> **Data supplied**:
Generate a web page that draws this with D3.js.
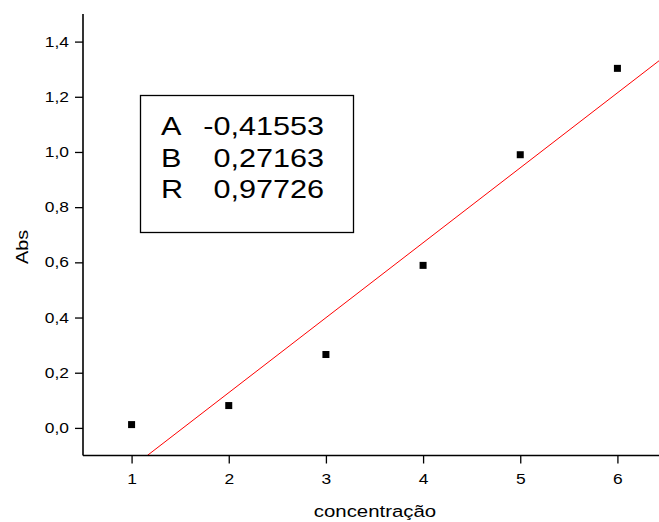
<!DOCTYPE html>
<html><head><meta charset="utf-8">
<script src="https://cdn.jsdelivr.net/npm/d3@7"></script>
<style>html,body{margin:0;padding:0;background:#fff;}svg{display:block;font-family:"Liberation Sans",Arial,sans-serif;}</style>
</head><body>
<svg id="c" width="659" height="522"></svg>
<script>
const concentracao = [1, 2, 3, 4, 5, 6];
const abs = [0.012, 0.081, 0.266, 0.589, 0.990, 1.303];
const fitLabels = ["A", "B", "R"];
const fitValues = ["-0,41553", "0,27163", "0,97726"];
const fitA = -0.41553, fitB = 0.27163;
const xTicks = [1, 2, 3, 4, 5, 6];
const xMinor = [0.5, 1.5, 2.5, 3.5, 4.5, 5.5, 6.5];
const yTicks = [0, 0.2, 0.4, 0.6, 0.8, 1.0, 1.2, 1.4];
const yMinor = [-0.1, 0.1, 0.3, 0.5, 0.7, 0.9, 1.1, 1.3, 1.5];

const S = 1.2; // glyph widening of the reference font
const svg = d3.select("#c");
const x = d3.scaleLinear().domain([0.5, 6.5]).range([83, 666]);
const y = d3.scaleLinear().domain([-0.1, 1.5]).range([455.5, 14]);
const fmt = d => d3.format(".1f")(d).replace(".", ",");

function label(px, py, txt, size, anchor, rot) {
  return svg.append("text")
    .attr("transform", `translate(${px},${py})` + (rot ? ` rotate(${rot})` : "") + ` scale(${S},1)`)
    .attr("text-anchor", anchor).attr("font-size", size).attr("fill", "#000").text(txt);
}

// fit line
const x0 = (-0.1 - fitA) / fitB, x1 = 6.5;
svg.append("line")
  .attr("x1", x(x0)).attr("y1", y(fitA + fitB * x0))
  .attr("x2", x(x1)).attr("y2", y(fitA + fitB * x1))
  .attr("stroke", "#ff0000").attr("stroke-width", 1);

// points
svg.selectAll("rect.pt").data(concentracao).join("rect")
  .attr("class", "pt")
  .attr("x", (d) => x(d) - 3.5).attr("y", (d, i) => y(abs[i]) - 3.5)
  .attr("width", 7).attr("height", 7).attr("fill", "#000");

// axes
const gx = svg.append("g").attr("transform", `translate(0,${y(-0.1)})`);
gx.call(d3.axisBottom(x).tickValues(xMinor).tickSize(4).tickFormat(""));
gx.call(d3.axisBottom(x).tickValues(xTicks).tickSize(8).tickPadding(10).tickFormat(d3.format("d")));
const gy = svg.append("g").attr("transform", `translate(${x(0.5)},0)`);
gy.call(d3.axisLeft(y).tickValues(yMinor).tickSize(4).tickFormat(""));
gy.call(d3.axisLeft(y).tickValues(yTicks).tickSize(8).tickPadding(6).tickFormat(fmt));
svg.selectAll(".domain").remove();
svg.selectAll(".tick line").attr("stroke", "#000").attr("stroke-width", 1.3);
svg.selectAll(".tick text").each(function () {
  const t = d3.select(this);
  const tx = +t.attr("x") || 0;
  t.attr("x", tx / S).attr("transform", `scale(${S},1)`);
}).attr("font-size", 14.5).attr("fill", "#000")
  .attr("font-family", "'Liberation Sans', Arial, sans-serif");
svg.append("line").attr("x1", x(0.5)).attr("x2", 659).attr("y1", y(-0.1)).attr("y2", y(-0.1))
  .attr("stroke", "#000").attr("stroke-width", 1.6);
svg.append("line").attr("x1", x(0.5)).attr("x2", x(0.5)).attr("y1", y(-0.1)).attr("y2", y(1.5))
  .attr("stroke", "#000").attr("stroke-width", 1.6);

// axis titles
label(375, 517, "concentração", 17, "middle");
label(28, 247, "Abs", 16.5, "middle", -90);

// fit box
svg.append("rect").attr("x", 140.5).attr("y", 95.5).attr("width", 213).attr("height", 137)
  .attr("fill", "#fff").attr("stroke", "#000").attr("stroke-width", 1.3);
const rows = [135, 167, 198];
fitLabels.forEach((l, i) => {
  label(161, rows[i], l, 25.5, "start");
  label(324, rows[i], fitValues[i], 25.5, "end");
});
</script>
</body></html>
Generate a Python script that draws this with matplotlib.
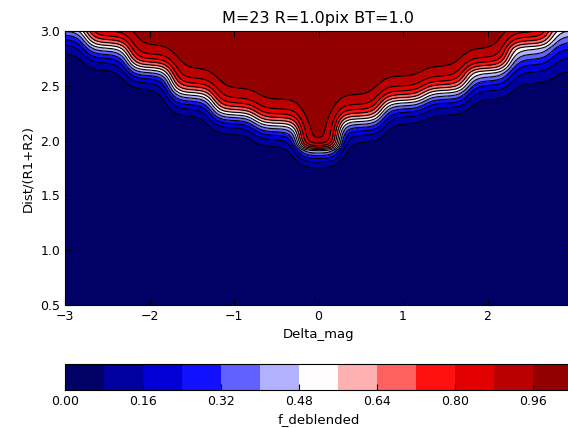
import numpy as np
import matplotlib
matplotlib.use('Agg')
import matplotlib.pyplot as plt

# position of the white (f~0.5) band at every half magnitude
dmag_nodes = [-3.0, -2.5, -2.0, -1.5, -1.0, -0.5, 0.0, 0.5, 1.0, 1.5, 2.0, 2.5, 3.0]
dist_half = [3.04, 2.85, 2.65, 2.42, 2.24, 2.14, 1.91, 2.18, 2.35, 2.44, 2.62, 2.84, 3.02]
# spread of the transition below and above the white band at each node
spread_lo = [0.10, 0.085, 0.075, 0.08, 0.075, 0.08, 0.065, 0.08, 0.08, 0.085, 0.10, 0.13, 0.16]
spread_hi = [0.08, 0.075, 0.07, 0.075, 0.075, 0.075, 0.03, 0.075, 0.075, 0.075, 0.07, 0.075, 0.08]
# how far along Delta_mag each node's profile reaches
reach = [0.17, 0.17, 0.17, 0.17, 0.17, 0.17, 0.15, 0.17, 0.17, 0.17, 0.17, 0.17, 0.17]
levels = np.arange(0, 1.05, 0.08)

##

dm = np.linspace(-3, 3, 361)
dist = np.linspace(0.5, 3.0, 301)
X, Y = np.meshgrid(dm, dist)
num = np.zeros_like(X)
den = np.zeros_like(X)
for x0, b, slo, shi, r in zip(dmag_nodes, dist_half, spread_lo, spread_hi, reach):
    w = np.exp(-0.5*((X-x0)/r)**2)
    z = (Y-b)/np.where(Y > b, shi, slo)
    num += w/(1+np.exp(-z))
    den += w
frac = num/den

##

fig = plt.figure(figsize=(5.68, 4.28), dpi=100)
ax = fig.add_axes([65/568., 1-305/428., 507/568., 274/428.])
cf = ax.contourf(X, Y, frac, levels, cmap='seismic')
ax.contour(X, Y, frac, levels, colors='k', linewidths=0.8)
ax.set_xlim(-3, 3)
ax.set_ylim(0.5, 3.0)
ax.set_xticks([-3, -2, -1, 0, 1, 2])
ax.set_yticks([0.5, 1.0, 1.5, 2.0, 2.5, 3.0])
ax.tick_params(direction='in', top=True, right=True, length=4, labelsize=9)
ax.set_xlabel('Delta_mag', fontsize=9.5)
ax.set_ylabel('Dist/(R1+R2)', fontsize=9.5)
ax.set_title('M=23 R=1.0pix BT=1.0', fontsize=11.5)

cax = fig.add_axes([65/568., 1-390/428., 507/568., 26/428.])
cb = fig.colorbar(cf, cax=cax, orientation='horizontal', ticks=levels[::2], format='%.2f')
cax.tick_params(direction='in', length=4, labelsize=9)
cb.set_label('f_deblended', fontsize=9.5)

fig.savefig('out.png', dpi=100)
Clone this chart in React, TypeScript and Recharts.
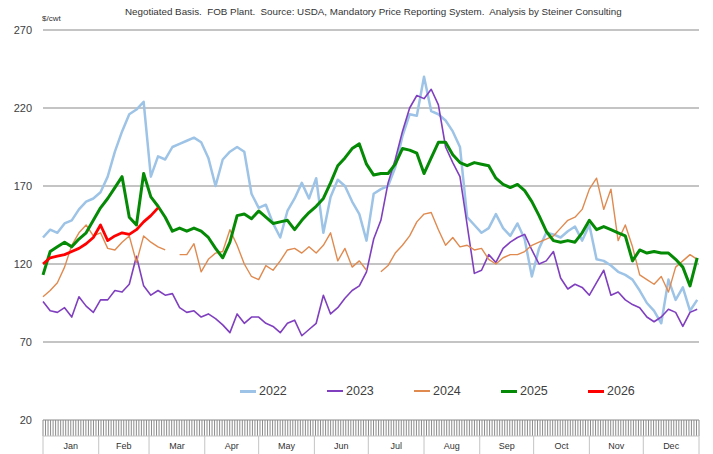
import { CartesianGrid, Line, LineChart, XAxis, YAxis } from 'recharts'

// x positions: day of year, sampled every 4 days
const days = [
  0, 4, 8, 12, 16, 20, 24, 28, 32, 36, 40, 44, 48, 52, 56, 60, 64, 68, 72, 76,
  80, 84, 88, 92, 96, 100, 104, 108, 112, 116, 120, 124, 128, 132, 136, 140, 144, 148, 152, 156,
  160, 164, 168, 172, 176, 180, 184, 188, 192, 196, 200, 204, 208, 212, 216, 220, 224, 228, 232, 236,
  240, 244, 248, 252, 256, 260, 264, 268, 272, 276, 280, 284, 288, 292, 296, 300, 304, 308, 312, 316,
  320, 324, 328, 332, 336, 340, 344, 348, 352, 356, 360, 364
]

const y2022 = [
  137, 142, 140, 146, 148, 155, 160, 162, 166, 176,
  192, 205, 216, 219, 224, 176, 189, 187, 195, 197,
  199, 201, 198, 188, 170, 187, 192, 195, 192, 165,
  156, 158, 146, 137, 154, 162, 172, 162, 175, 140,
  163, 174, 170, 160, 152, 135, 165, 168, 170, 182,
  202, 216, 215, 240, 218, 216, 212, 205, 195, 150,
  145, 140, 143, 152, 143, 138, 146, 136, 112, 130,
  140, 139, 137, 141, 144, 135, 145, 123, 122, 119,
  115, 113, 110, 103, 95, 90, 82, 110, 97, 105,
  90, 97
]

const y2023 = [
  96, 90, 89, 92, 86, 99, 93, 89, 97, 97,
  103, 102, 107, 125, 106, 100, 103, 100, 101, 92,
  89, 90, 86, 88, 85, 81, 76, 88, 82, 86,
  86, 82, 80, 76, 82, 84, 74, 78, 82, 100,
  88, 92, 98, 103, 106, 115, 136, 148, 172, 187,
  205, 220, 228, 226, 232, 222, 195, 185, 176, 145,
  114, 116, 126, 121, 130, 134, 137, 139, 129, 120,
  122, 128, 111, 104, 107, 105, 100, 108, 116, 100,
  102, 97, 94, 92, 86, 83, 86, 91, 89, 80,
  89, 91
]

const y2024 = [
  99, 103, 108, 118, 132, 140, 145, 138, 140, 130,
  129, 134, 138, 121, 138, 134, 131, 129, null, 126,
  126, 133, 115, 123, 127, 128, 142, 132, 120, 112,
  110, 119, 116, 122, 129, 130, 127, 131, 127, 132,
  140, 122, 130, 118, 122, 116, null, 115, 119, 127,
  132, 138, 147, 152, 153, 142, 132, 137, 131, 132,
  129, 130, 123, 120, 124, 126, 126, 128, 132, 134,
  136, 138, 143, 148, 150, 155, 168, 175, 155, 168,
  135, 145, 131, 113, 110, 107, 112, 102, 118, 122,
  126, 123
]

const y2025 = [
  113, 128, 131, 134, 131, 136, 140, 148, 156, 162,
  169, 176, 150, 145, 178, 163, 157, 150, 141, 143,
  141, 143, 141, 137, 130, 124, 134, 151, 152, 149,
  154, 150, 146, 147, 148, 142, 148, 153, 157, 162,
  172, 183, 188, 194, 197, 184, 177, 178, 178, 184,
  194, 193, 191, 178, 188, 198, 198, 190, 185, 183,
  185, 184, 183, 175, 171, 169, 171, 167, 160, 151,
  141, 135, 134, 135, 134, 140, 148, 142, 144, 142,
  140, 138, 122, 129, 127, 128, 127, 127, 123, 118,
  106, 124
]

const y2026 = [120, 124, 125, 126, 128, 130, 133, 137, 145, 135, 138, 140, 139, 142, 147, 151, 156]

const yTicks = [20, 70, 120, 170, 220, 270]
const monthNames = ['Jan', 'Feb', 'Mar', 'Apr', 'May', 'Jun', 'Jul', 'Aug', 'Sep', 'Oct', 'Nov', 'Dec']
const monthStarts = [0, 31, 59, 90, 120, 151, 181, 212, 243, 273, 304, 334, 365]

const series = [
  { key: 'y2022', name: '2022', color: '#9dc3e6', width: 2.5 },
  { key: 'y2023', name: '2023', color: '#7f3fbf', width: 1.6 },
  { key: 'y2024', name: '2024', color: '#e08a4f', width: 1.4 },
  { key: 'y2025', name: '2025', color: '#058a05', width: 3 },
  { key: 'y2026', name: '2026', color: '#ff0000', width: 2.8 }
]

const rows = days.map((d, i) => ({
  d,
  y2022: y2022[i],
  y2023: y2023[i],
  y2024: y2024[i],
  y2025: y2025[i],
  y2026: y2026[i]
}))

// dense tick band (one tick per business day, roughly)
const bandTicks = Array.from({ length: 261 }, (_, i) => (i * 365) / 260)
const monthMids = monthNames.map((_, i) => (monthStarts[i] + monthStarts[i + 1]) / 2)
const monthTicks = [...monthStarts, ...monthMids].sort((a, b) => a - b)

const font = '"Liberation Sans", Arial, sans-serif'

function EmptyTick() {
  return <g />
}

function MonthTick(props: any) {
  const { x, y, payload } = props
  const mi = monthMids.indexOf(payload.value)
  if (mi >= 0) {
    return (
      <text x={x} y={y + 13} textAnchor="middle" fontSize={9} fill="#333" fontFamily={font}>
        {monthNames[mi]}
      </text>
    )
  }
  return <line x1={x} x2={x} y1={y} y2={y + 20} stroke="#c4c4c4" />
}

export default function App() {
  return (
    <div
      style={{
        position: 'absolute',
        left: 0,
        top: 0,
        width: 713,
        height: 454,
        background: '#fff',
        fontFamily: font,
        overflow: 'hidden'
      }}
    >
      <LineChart
        width={713}
        height={454}
        data={rows}
        margin={{ top: 30, right: 14, bottom: 0, left: 8 }}
      >
        <CartesianGrid vertical={false} stroke="#c4c4c4" strokeWidth={2} />
        <XAxis
          dataKey="d"
          type="number"
          domain={[0, 365]}
          ticks={bandTicks}
          interval={0}
          tickSize={16}
          tickLine={{ stroke: '#8c8c8c' }}
          tick={<EmptyTick />}
          height={16}
          axisLine={{ stroke: '#c4c4c4' }}
        />
        <XAxis
          xAxisId="m"
          dataKey="d"
          type="number"
          domain={[0, 365]}
          ticks={monthTicks}
          interval={0}
          tickLine={false}
          tickSize={0}
          tickMargin={0}
          tick={<MonthTick />}
          height={18}
          axisLine={{ stroke: '#c4c4c4' }}
        />
        <YAxis
          domain={[20, 270]}
          ticks={yTicks}
          interval={0}
          width={35}
          axisLine={false}
          tickLine={false}
          tickSize={0}
          tickMargin={11}
          tick={{ fontSize: 11, fill: '#404040', fontFamily: font }}
        />
        {series.map((s) => (
          <Line
            key={s.key}
            dataKey={s.key}
            name={s.name}
            stroke={s.color}
            strokeWidth={s.width}
            dot={false}
            activeDot={false}
            type="linear"
            strokeLinejoin="round"
            isAnimationActive={false}
          />
        ))}
      </LineChart>

      <div
        style={{
          position: 'absolute',
          left: 125,
          top: 6,
          fontSize: 9.8,
          color: '#333',
          whiteSpace: 'pre'
        }}
      >
        Negotiated Basis.  FOB Plant.  Source: USDA, Mandatory Price Reporting System.  Analysis by Steiner Consulting
      </div>
      <div style={{ position: 'absolute', left: 42, top: 14, fontSize: 8, color: '#333' }}>$/cwt</div>

      <div style={{ position: 'absolute', left: 240, top: 384, display: 'flex' }}>
        {series.map((s) => (
          <div key={s.key} style={{ width: 87, display: 'flex', alignItems: 'center' }}>
            <span
              style={{
                display: 'inline-block',
                width: 16,
                height: Math.max(2, Math.round(s.width)),
                background: s.color
              }}
            />
            <span style={{ marginLeft: 3, fontSize: 12.5, color: '#404040' }}>{s.name}</span>
          </div>
        ))}
      </div>
    </div>
  )
}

> **Short task**: From the line with "Generate a Python" to the line with "import matplotlib.pyplot as plt", set down those lines word for word and only those, counting both ends. Pictures stay out of the copy.

> **Exercise solution**:
Generate a Python script that draws this with matplotlib.
import numpy as np
import matplotlib
matplotlib.use('Agg')
import matplotlib.pyplot as plt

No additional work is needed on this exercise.